A monthly "police and fire protection fee" on all Wisconsin phone bills does nothing to support police and fire.

Andre Jacque on Wednesday, May 15th, 2013 in an interview


Billed as being for police and fire, Wisconsin phone fee does nothing for them, lawmaker says

A monthly "police and fire protection" fee that appears on landline and cell phone bills in Wisconsin isn't actually dedicated to police and fire services.

If PolitiFact Wisconsin had a Truth-O-Meter rating called False But Revealing, we might give it to state Rep. Andre Jacque for a claim about what he described as the state’s "radically misnamed" police and fire protection fee.

The DePere Republican went too far in decrying the 75-cent fee, which appears on Wisconsin phone bills every month and brings in some $50 million per year.

Speaking with the conservative MacIver Institute on May 15, 2013, he said:

"What does it do to support police and fire? Nothin.’"

But even though Jacque exaggerates the situation, his claim is revealing for anyone with a landline or wireless phone who pays what, in fact, is the misleadingly labeled "police and fire protection fee."

The fee -- and a bill

The fee was created in the 2009-11 state budget, when Democratic Gov. Jim Doyle was in office and Democrats controlled both chambers of the Legislature.

Phone service providers don’t have to itemize the fee on their bills. But if they do, they must -- by law -- identify it as a "police and fire protection fee."

Back in 2009, the Legislature's Joint Finance Committee, which retools the governor’s budget request before it goes to the full Legislature, initially proposed the fee to fund 911 system enhancements around the state.

But later in the budget process, faced with projections of declining revenues, the committee redirected the phone fee funds. Rather than being dedicated to 911, the money would instead go toward "shared revenue" payments the state makes to counties, towns, villages and cities.

Shared revenue is general, unrestricted aid to local governments. Typically, it is "commingled with the local government's other revenues and is not directly tied to any specific function," the state Legislative Fiscal Bureau notes.

In other words, shared revenue -- which ranks among the largest general fund state appropriations -- can be used toward a wide variety of local government operations, like parks, planning, roads, snow plowing, garbage collection, not just police and fire.

Redirecting the money was supposed to last only two years. But Doyle vetoed that provision, which meant the money would continue to be used toward shared revenue payments.

Republican Gov. Scott Walker kept the same arrangement in his 2011-13 budget and is not proposing to change it in his 2013-15 budget.

Upset with the whole thing, Jacque has introduced a bill to eliminate the fee, which is projected to bring in $53 million per year during the 2013-15 budget cycle.

Jacque’s argument

Jacque defended his statement to us by saying that because phone fee revenue goes to the state’s general fund, it does nothing to support police and fire protection.

But that overstates what is happening.

While the roughly $50 million per year in phone fee money might technically go to the state’s general fund, it is earmarked for shared revenue and thus ends up with local governments.
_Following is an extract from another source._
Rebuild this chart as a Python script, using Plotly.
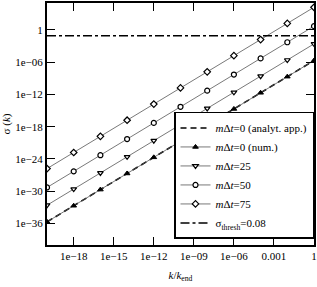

So, indirectly, the phone fee helps support police and fire, given that a county sheriff’s department, or a city police or fire department, are among the largest expenses in local government.

Our rating

Jacque said a 75 cents-per-month "police and fire protection fee" on Wisconsin phone bills does nothing to support police and fire.

The $50 million per year in phone fee revenue isn’t dedicated to police and fire protection. But the money does support those services indirectly, in that it goes to local governments, which spend a large portion of their budgets on police and fire services.  

We give a nod to Jacque for highlighting the misleading nature of the police and fire phone fee, but we rate his claim False.